Nada más acabar los exámenes, A. se fue con su familia de vacaciones e invitó a Bz. a ir con ellos. Se marchaban al día siguiente de yo terminar mi último examen. Salí disparado cuando lo terminé a casa de él, donde ella pasaría la noche para salir de viaje muy temprano la mañana siguiente. Yo tenía un compromiso en otro sitio, y me había despedido de ella unos días antes. Pero sentía la necesidad de estar juntos.

Se sorprendió de verme, y nos pasamos el poco rato que estuvimos juntos sin parar de buscar el contacto con el otro. Era tan evidente, que A. se demoró bastante cuando fue a buscar unas galletas a la despensa para dejarnos a solas. Era una tarde cálida de julio y nos sentíamos libres con el verano por delante. Aquella noche le mandé a ella vía Internet un mensaje a su móvil. Fue la primera vez que me atrevía a decirle "te quiero".

Yo me fui de vacaciones a los pocos días. Fue algo corto, pero necesitaba descansar tras los exámenes. Una noche, en el lugar donde me estaba quedando recibí una llamada de los dos. Ella estaba bajo los "efectos" de mi mensaje. Y a pesar de todas las dudas, parecía que lo nuestro se había afianzado. Estaba impaciente por regresar. Fue ella a buscarme al aeropuerto. La primera vez que regresaba de algún sitio, y alguien me estaba esperando. Por un día, una vez, nos encontramos y puedo decir que casi fui feliz a su lado.
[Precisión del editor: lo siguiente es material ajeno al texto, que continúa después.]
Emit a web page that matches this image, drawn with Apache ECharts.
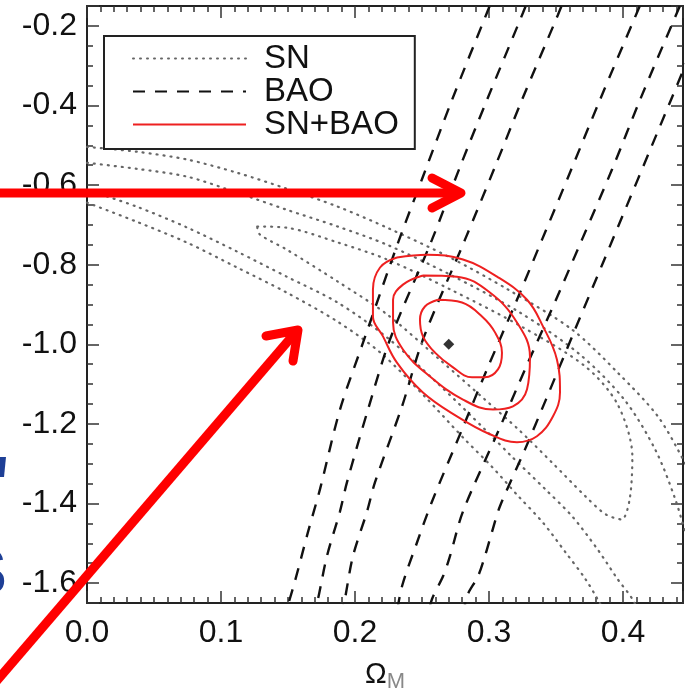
<!DOCTYPE html>
<html>
<head>
<meta charset="utf-8">
<script src="https://cdn.jsdelivr.net/npm/echarts@6/dist/echarts.min.js"></script>
<style>
html,body{margin:0;padding:0;background:#fff;overflow:hidden}
#c{width:685px;height:698px}
</style>
</head>
<body>
<div id="c"></div>
<script>
// ---- tick labels ----
const xTickLabels = [0.0, 0.1, 0.2, 0.3, 0.4];
const yTickLabels = [-1.6, -1.4, -1.2, -1.0, -0.8, -0.6, -0.4, -0.2];

// ---- SN contours (dotted) ----
const sn3Upper = [[0,-0.504],[0.037,-0.516],[0.075,-0.536],[0.112,-0.569],[0.149,-0.609],[0.187,-0.654],[0.224,-0.707],[0.271,-0.782],[0.314,-0.862],[0.362,-0.963],[0.396,-1.071],[0.426,-1.181],[0.446,-1.297],[0.46,-1.40]];
const sn2Upper = [[0,-0.544],[0.037,-0.559],[0.075,-0.579],[0.112,-0.619],[0.149,-0.662],[0.187,-0.704],[0.224,-0.750],[0.271,-0.825],[0.323,-0.920],[0.368,-1.026],[0.401,-1.139],[0.424,-1.264],[0.439,-1.389],[0.450,-1.515]];
const sn1Closed = [[0.127,-0.704],[0.149,-0.707],[0.187,-0.744],[0.224,-0.787],[0.271,-0.862],[0.323,-0.953],[0.372,-1.056],[0.396,-1.151],[0.407,-1.282],[0.405,-1.389],[0.399,-1.440],[0.387,-1.427],[0.372,-1.382],[0.347,-1.297],[0.322,-1.214],[0.297,-1.139],[0.263,-1.038],[0.224,-0.925],[0.187,-0.842],[0.149,-0.762],[0.129,-0.724],[0.127,-0.704]];
const sn2Lower = [[0,-0.612],[0.037,-0.654],[0.075,-0.707],[0.112,-0.767],[0.149,-0.830],[0.187,-0.895],[0.224,-0.983],[0.261,-1.096],[0.297,-1.214],[0.317,-1.282],[0.342,-1.364],[0.362,-1.432],[0.381,-1.515],[0.396,-1.590],[0.407,-1.640],[0.416,-1.703]];
const sn3Lower = [[0,-0.644],[0.037,-0.692],[0.075,-0.745],[0.112,-0.807],[0.149,-0.870],[0.187,-0.943],[0.219,-1.021],[0.252,-1.131],[0.282,-1.239],[0.302,-1.307],[0.322,-1.382],[0.340,-1.447],[0.357,-1.522],[0.372,-1.590],[0.381,-1.640],[0.390,-1.696]];

// ---- BAO contours (dashed), band edges ----
const bao3Left = [[0.3065,-0.10],[0.2985,-0.167],[0.2724,-0.386],[0.2507,-0.579],[0.2321,-0.745],[0.2060,-0.996],[0.1888,-1.164],[0.1739,-1.364],[0.1649,-1.472],[0.1552,-1.595],[0.1460,-1.70]];
const bao2Left = [[0.3334,-0.10],[0.3254,-0.167],[0.2985,-0.386],[0.2784,-0.554],[0.2575,-0.737],[0.2261,-0.988],[0.2097,-1.164],[0.1940,-1.347],[0.1888,-1.420],[0.1791,-1.532],[0.1724,-1.640],[0.1680,-1.70]];
const bao1Left = [[0.3600,-0.10],[0.3515,-0.172],[0.3246,-0.386],[0.3045,-0.554],[0.2821,-0.737],[0.2507,-0.988],[0.2351,-1.156],[0.2149,-1.347],[0.2090,-1.420],[0.1985,-1.532],[0.1925,-1.640],[0.1890,-1.70]];
const bao1Right = [[0.4190,-0.10],[0.4104,-0.167],[0.3828,-0.386],[0.3604,-0.569],[0.3396,-0.737],[0.3209,-0.888],[0.2985,-1.063],[0.2799,-1.214],[0.2575,-1.395],[0.2463,-1.498],[0.2351,-1.608],[0.2300,-1.70]];
const bao2Right = [[0.4490,-0.10],[0.4403,-0.167],[0.4127,-0.386],[0.3918,-0.561],[0.3694,-0.737],[0.3500,-0.888],[0.3269,-1.063],[0.3075,-1.214],[0.2806,-1.420],[0.2709,-1.532],[0.2657,-1.583],[0.2575,-1.640],[0.2530,-1.70]];
const bao3Right = [[0.4627,-0.167],[0.4358,-0.386],[0.3851,-0.795],[0.3642,-0.963],[0.3425,-1.139],[0.3269,-1.264],[0.3082,-1.407],[0.3022,-1.472],[0.2970,-1.532],[0.2918,-1.583],[0.2836,-1.633],[0.2800,-1.70]];

// ---- SN+BAO contours (red, closed) ----
const joint1 = [[0.2619,-0.888],[0.2799,-0.895],[0.2948,-0.930],[0.3045,-0.970],[0.3097,-1.021],[0.3067,-1.063],[0.2970,-1.083],[0.2873,-1.083],[0.2724,-1.056],[0.2597,-1.021],[0.2507,-0.980],[0.2485,-0.938],[0.2522,-0.905],[0.2619,-0.888]];
const joint2 = [[0.2507,-0.827],[0.2761,-0.830],[0.3007,-0.870],[0.3209,-0.945],[0.3306,-1.031],[0.3284,-1.113],[0.3179,-1.156],[0.3030,-1.164],[0.2806,-1.139],[0.2560,-1.081],[0.2358,-1.013],[0.2284,-0.945],[0.2284,-0.888],[0.2358,-0.850],[0.2507,-0.827]];
const joint3 = [[0.2313,-0.782],[0.2537,-0.775],[0.2806,-0.787],[0.3060,-0.830],[0.3284,-0.888],[0.3403,-0.955],[0.3507,-1.038],[0.3530,-1.121],[0.3478,-1.181],[0.3358,-1.231],[0.3209,-1.246],[0.3007,-1.226],[0.2761,-1.181],[0.2507,-1.121],[0.2313,-1.046],[0.2209,-0.980],[0.2134,-0.930],[0.2134,-0.862],[0.2187,-0.807],[0.2313,-0.782]];
const bestFit = [[0.27,-1.0]];

// ---- axis extents ----
const X_MIN = 0, X_MAX = 0.4448, Y_MIN = -1.65, Y_MAX = -0.15;

const FONT = '"Liberation Sans", Arial, Helvetica, sans-serif';
const isIn = (v, list) => list.some(t => Math.abs(t - v) < 1e-6);
const axisLineStyle = {color:'#222', width:2};
const tickStyle = {color:'#333', width:1.5};

function xAx(pos, interval, len, opts) {
  return Object.assign({
    type:'value', position:pos, min:X_MIN, max:X_MAX, interval:interval,
    axisLine:{show:false, onZero:false},
    axisTick:{show:true, inside:true, length:len, lineStyle:tickStyle},
    axisLabel:{show:false}, splitLine:{show:false}
  }, opts || {});
}
function yAx(pos, len, opts) {
  return Object.assign({
    type:'value', position:pos, min:Y_MIN, max:Y_MAX,
    axisLine:{show:false, onZero:false},
    axisTick:{show:true, inside:true, length:len, lineStyle:tickStyle},
    axisLabel:{show:false}, splitLine:{show:false}
  }, opts || {});
}

const dotted = {color:'#666', width:2.2, type:[1,6], cap:'round'};
const dashed = {color:'#111', width:2.4, type:[12,10]};
const red = {color:'#ee2020', width:2};

function ln(name, data, style, smooth) {
  return {type:'line', name:name, data:data, showSymbol:false, symbol:'none',
    smooth: smooth, lineStyle:style, itemStyle:{color:style.color}, clip:true,
    silent:true, animation:false, emphasis:{disabled:true}};
}

const option = {
  animation:false,
  grid:{left:87, right:2, top:6, bottom:95, containLabel:false, outerBoundsMode:'none'},
  legend:{
    data:['SN','BAO','SN+BAO'], orient:'vertical', left:104, top:36,
    padding:[6,16,8,28], itemGap:0, itemWidth:113, itemHeight:14,
    borderColor:'#222', borderWidth:2, borderRadius:0, backgroundColor:'#fff',
    selectedMode:false,
    itemStyle:{color:'rgba(0,0,0,0)', borderWidth:0, opacity:0},
    textStyle:{fontSize:33, lineHeight:29, color:'#111', fontFamily:FONT, padding:[0,0,0,13]}
  },
  xAxis:[
    xAx('bottom', 0.01, 6, {
      axisLine:{show:true, onZero:false, lineStyle:axisLineStyle},
      name:'{o|Ω}{m|M}', nameLocation:'middle', nameGap:54, nameMoveOverlap:false,
      nameTextStyle:{fontFamily:FONT, color:'#111', rich:{
        o:{fontSize:29, lineHeight:36, verticalAlign:'middle', fontFamily:FONT, color:'#111'},
        m:{fontSize:22, lineHeight:2, verticalAlign:'bottom', fontFamily:FONT, color:'#888'}
      }}
    }),
    xAx('bottom', 0.1, 12, {
      axisLabel:{show:true, margin:14, fontSize:32, fontFamily:FONT, color:'#111',
        formatter: v => isIn(v, xTickLabels) ? v.toFixed(1) : ''}
    }),
    xAx('top', 0.01, 6, {axisLine:{show:true, onZero:false, lineStyle:axisLineStyle}}),
    xAx('top', 0.1, 12)
  ],
  yAxis:[
    yAx('left', 6, {interval:0.05, axisLine:{show:true, onZero:false, lineStyle:axisLineStyle}}),
    yAx('left', 12, {splitNumber:8, minInterval:0.2, maxInterval:0.2,
      axisLabel:{show:true, margin:10, fontSize:32, fontFamily:FONT, color:'#111',
        formatter: v => isIn(v, yTickLabels) ? v.toFixed(1) : ''}}),
    yAx('right', 6, {interval:0.05, axisLine:{show:true, onZero:false, lineStyle:axisLineStyle}}),
    yAx('right', 12, {splitNumber:8, minInterval:0.2, maxInterval:0.2})
  ],
  series:[
    ln('SN', sn3Upper, dotted, 0.3),
    ln('SN', sn2Upper, dotted, 0.3),
    ln('SN', sn1Closed, dotted, 0.3),
    ln('SN', sn2Lower, dotted, 0.3),
    ln('SN', sn3Lower, dotted, 0.3),
    ln('BAO', bao3Left, dashed, 0.3),
    ln('BAO', bao2Left, dashed, 0.3),
    ln('BAO', bao1Left, dashed, 0.3),
    ln('BAO', bao1Right, dashed, 0.3),
    ln('BAO', bao2Right, dashed, 0.3),
    ln('BAO', bao3Right, dashed, 0.3),
    ln('SN+BAO', joint1, red, 0.4),
    ln('SN+BAO', joint2, red, 0.4),
    ln('SN+BAO', joint3, red, 0.4),
    {type:'scatter', name:'best fit', data:bestFit, symbol:'diamond', symbolSize:11,
      itemStyle:{color:'#000'}, silent:true, animation:false}
  ],
  graphic:[
    // red slide annotations
    {type:'line', z:100, shape:{x1:-10, y1:193, x2:455, y2:193},
      style:{stroke:'#ff0000', lineWidth:9}},
    {type:'polyline', z:100, shape:{points:[[432,178],[461,193],[432,208]]},
      style:{stroke:'#ff0000', lineWidth:9, lineCap:'round', lineJoin:'round', fill:null}},
    {type:'line', z:100, shape:{x1:-12, y1:691, x2:295, y2:333},
      style:{stroke:'#ff0000', lineWidth:9}},
    {type:'polyline', z:100, shape:{points:[[266,336],[298,330],[293,361]]},
      style:{stroke:'#ff0000', lineWidth:9, lineCap:'round', lineJoin:'round', fill:null}},
    // clipped blue slide text at left edge
    {type:'polygon', z:100, shape:{points:[[0,457],[6,457],[4,477],[0,477]]}, style:{fill:'#1e3f96'}},
    {type:'text', z:100, x:-36, y:544, style:{text:'S', font:'bold 64px ' + FONT, fill:'#1e3f96'}}
  ]
};

const chart = echarts.init(document.getElementById('c'));
chart.setOption(option);
</script>
</body>
</html>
Sólo eché en falta poder disfrutar un momento así en un viaje lejos de casa.

Dos días después de mi cumpleaños fui a quedarme en la casa de ella. Su familia no estaba. Teníamos la casa para los dos. Y no puedo decir que me sintiera a gusto. Algo había enturbiado el ambiente. Por la mañana, llamó D. y tuvieron una discusión por teléfono. Ella se puso de mal humor. Y sentí que por enésima vez D. era una nube oscura que ennegrecía mi relación con ella. Me vino una idea, de pronto: Ocupo el lugar de otro. Y aquel día asumí definitivamente lo que ya sabía. El resto fue una espera.